東洋医学からみた更年期障害

こんにちは、ひかり堂院長の齋藤です。

今日は東洋医学から見た更年期障害についてお伝えします。

テレビのCM等でご存知の方も多いと思いますが、東洋医学では女性の身体の変化の節目を7の倍数で考えていきます。(男性は8の倍数)

中国最古の医学書と呼ばれている「黄帝内経」という書物には女性の身体の変化についてこんな意味のことが書かれています。

7歳 :歯が生え変わり、髪が長くなる

14歳:月経がはじまり、子供を産めるようになる

21歳:体が成熟し、背丈も伸びきる

28歳:髪の長さが極まり、筋骨がしっかりし身体が盛んになる

35歳:顔の色艶にかげりが出て、髪も抜け始まる

42歳:肌のつやが悪くなり、髪に白いものが混じり始める

49歳:身体が衰え、閉経を迎え子供はできなくなる(任脉虚、太衝脉衰少、天癸竭、地道不通。故形壊而無子也。)

49歳のところに「天癸」という言葉がでてきます。

天癸とは、成長や発育、月経、生殖機能を維持・促進させていくエネルギーであり“腎気”(腎精)によって作られます。

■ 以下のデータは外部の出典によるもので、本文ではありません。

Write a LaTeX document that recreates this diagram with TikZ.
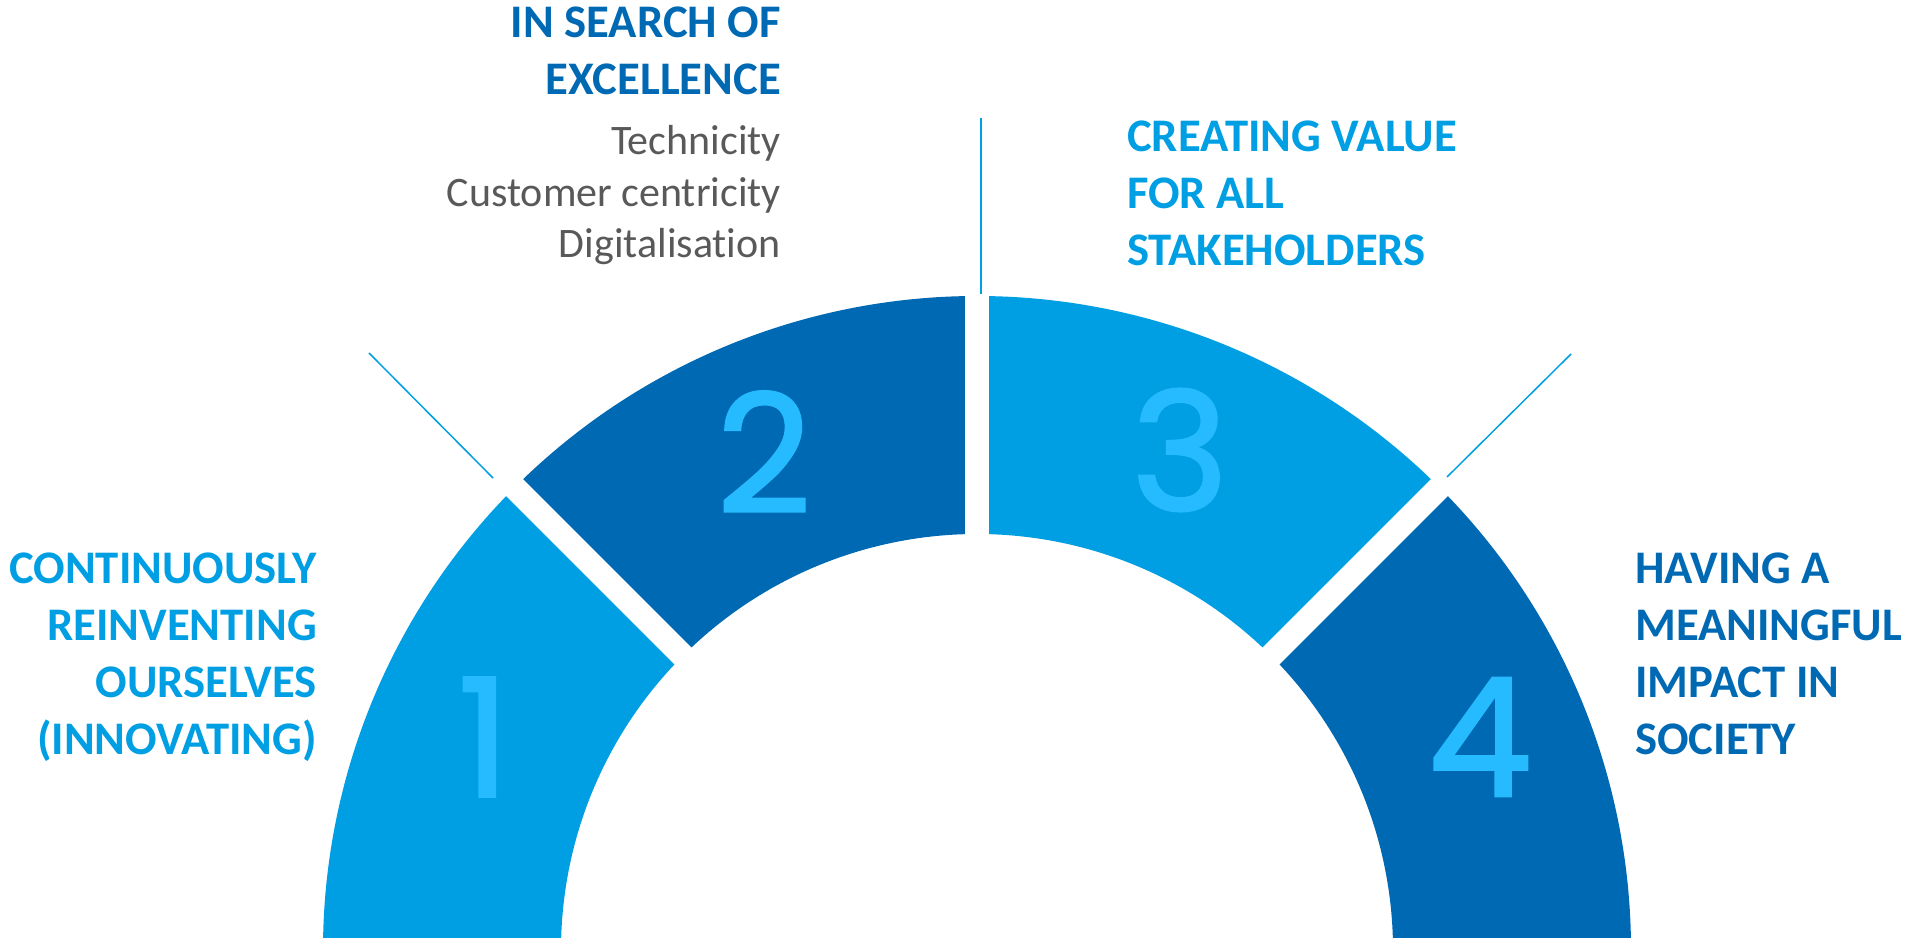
\documentclass[tikz,border=0pt]{standalone}
\usepackage{fontspec}
\setmainfont[Ligatures=NoCommon]{Carlito}
\newfontfamily\digitfont[FakeBold=1.6]{Poppins}
\definecolor{lightblue}{HTML}{009FE3}
\definecolor{darkblue}{HTML}{0069B4}
\definecolor{digitblue}{HTML}{26BBFF}
\definecolor{textgray}{HTML}{595959}

\begin{document}
\begin{tikzpicture}[x=1pt,y=1pt]
	\tikzstyle{every node}+=[inner sep=0pt]
	\tikzstyle{headline}=[font=\bfseries\fontsize{46.7}{57.3}\selectfont]
	\tikzstyle{subline}=[font=\fontsize{42}{51.5}\selectfont, text=textgray]
	\tikzstyle{digit}=[font=\digitfont\fontsize{165}{165}\selectfont, text=digitblue]
	\tikzstyle{gap}=[white, line width=24pt]
	\tikzstyle{guide}=[lightblue, line width=1.5pt]
	\useasboundingbox (0,0) rectangle (1913,937);
	\clip (0,0) rectangle (1913,937);
	% ring of four sectors, centre just below the page
	\begin{scope}[shift={(977,-13)}]
		\coordinate (c) at (0,0);
		\fill [lightblue] (180:654) arc (180:135:654) -- (135:416) arc (135:180:416) -- cycle;
		\fill [darkblue] (135:654) arc (135:90:654) -- (90:416) arc (90:135:416) -- cycle;
		\fill [lightblue] (90:654) arc (90:45:654) -- (45:416) arc (45:90:416) -- cycle;
		\fill [darkblue] (45:654) arc (45:0:654) -- (0:416) arc (0:45:416) -- cycle;
		\draw [gap] (c) -- (135:700);
		\draw [gap] (c) -- (90:700);
		\draw [gap] (c) -- (45:700);
	\end{scope}
	\coordinate (g1a) at (369,584);
	\coordinate (g1b) at (493,459);
	\coordinate (g2a) at (981,819);
	\coordinate (g2b) at (981,643);
	\coordinate (g3a) at (1447,460);
	\coordinate (g3b) at (1571,583);
	\draw [guide] (g1a) -- (g1b);
	\draw [guide] (g2a) -- (g2b);
	\draw [guide] (g3a) -- (g3b);
	\node [digit] (n1) at (484,200) {1};
	\node [digit] (n2) at (764,485) {2};
	\node [digit] (n3) at (1180,487) {3};
	\node [digit] (n4) at (1480,200) {4};
	% base anchor sits on the last line
	\node [headline, text=darkblue, align=right, anchor=base east] (excellence) at (781,842) {IN SEARCH OF\\EXCELLENCE};
	\node [subline, align=right, anchor=base east] (pillars) at (781,679) {Technicity\\Customer centricity\\Digitalisation};
	\node [headline, text=lightblue, align=left, anchor=base west] (value) at (1127,671) {CREATING VALUE\\FOR ALL\\STAKEHOLDERS};
	\node [headline, text=lightblue, align=right, anchor=base east] (innovating) at (317,182) {CONTINUOUSLY\\REINVENTING\\OURSELVES\\(INNOVATING)};
	\node [headline, text=darkblue, align=left, anchor=base west] (impact) at (1635,182) {HAVING A\\MEANINGFUL\\IMPACT IN\\SOCIETY};
\end{tikzpicture}
\end{document}
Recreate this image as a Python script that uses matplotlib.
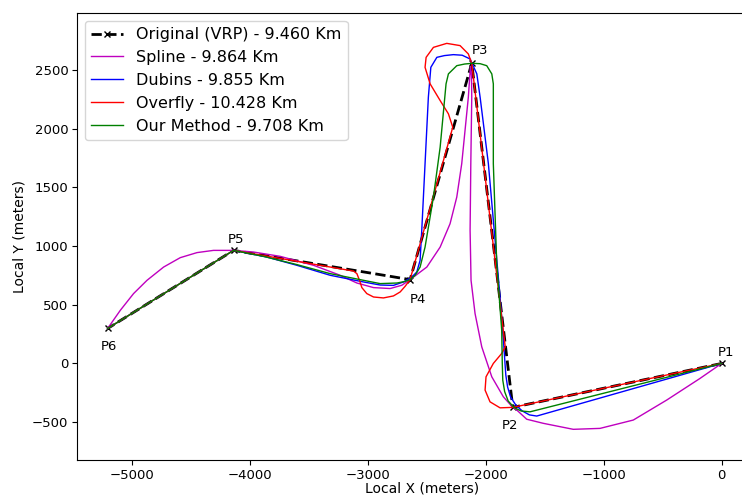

女性は49歳頃にその天癸が尽きることで閉経を迎えるという意味です。

つい100年前でも平均寿命は50歳にも達していませんでしたので、60歳、70歳まで生きる女性の絶対数は少なかったと思います。

そんな時代には更年期や更年期障害という概念すらありませんでしたが、その年齢の時期のおこった様々な心身の不調に対して漢方薬や鍼灸が使われてきました。

更年期障害は、西洋医学的にはエストロゲンの分泌低下が主な原因ですが、東洋医学的には「腎」機能の低下(腎気の衰え)が要因であると考えていきます。

東洋医学では、更年期障害はこの「腎の機能低下」をいかに穏やかにしていくかということが根底にあります。

従って、当院でも更年期障害といわれる様々な症状の治療においては個別の症状は追わず、「腎」へのアプローチをメインにした治療を組み立てていきます。

そして、鍼灸治療には漢方と同様に多くのメリットがあります。

1.誰にでも使える(禁忌)がない

2.使用時期(年齢・月経の有無)に制限がない

3.HRT(ホルモン補充療法)や漢方、サプリメントと併用できる

4.漢方との併用で相乗効果が期待できる

5.原因がはっきりしない様々な症状(不定愁訴)に強い

6.副作用がない

鍼灸治療で、更年期を迎えた女性のエストロゲンの分泌が増えることありません。

そして、副作用はありませんがHRTほどの即効性もないと思います。

しかし、卵巣機能の急激な衰えによる心身の不調に対して、心とからだを穏やかに対応させていく効果は非常に優れていると思います。

1年後・3年後・5年後のあなたの健康のために、どうぞ安心して鍼灸治療を受けてみてくださいね。